Can you hear it? The rustling of cows’ hooves shuffling in the straw, of sandaled feet upon wet night grass. Muffled voices, awed, overcome by the silent night. And beyond explanation, beyond something as limited and ridiculous as mere reason, beyond time and space and anything small enough for us to even halfway understand…beyond our broken hearts… A child is born.
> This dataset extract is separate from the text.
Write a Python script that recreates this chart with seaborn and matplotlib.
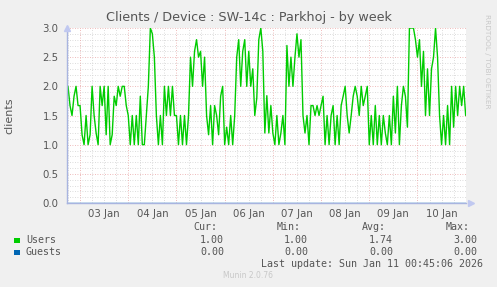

Something wonderful has happened. Wonder-full. The coming of Hope, of Peace. The birth of Innocence, a time in which exhausted arrogance can safely lay down its ugly head and die, if we’ll only allow it. A child is born. We are saved… from our self-sufficiency, our loneliness, our disbelief. And, if we will only surrender to the irrationality of it, perhaps all the philosophy and psychoanalysis, ego and existentialism, longing and loneliness and narcissistic nonsense…all of it can finally wash warm and wondrously out of us, on tears of grace we needn’t bother wiping away. At long last, we can close our world-weary eyes and finally see with childlike grace that those who find themselves lost—lost but not alone—are at long last nearing Home.
We are called to be in the world, but not of it. Celebrate, followers of the man named Jesus! And do so shamelessly, joyously. Gather ‘round the manger, and gaze with wide-eyed wonder upon Him.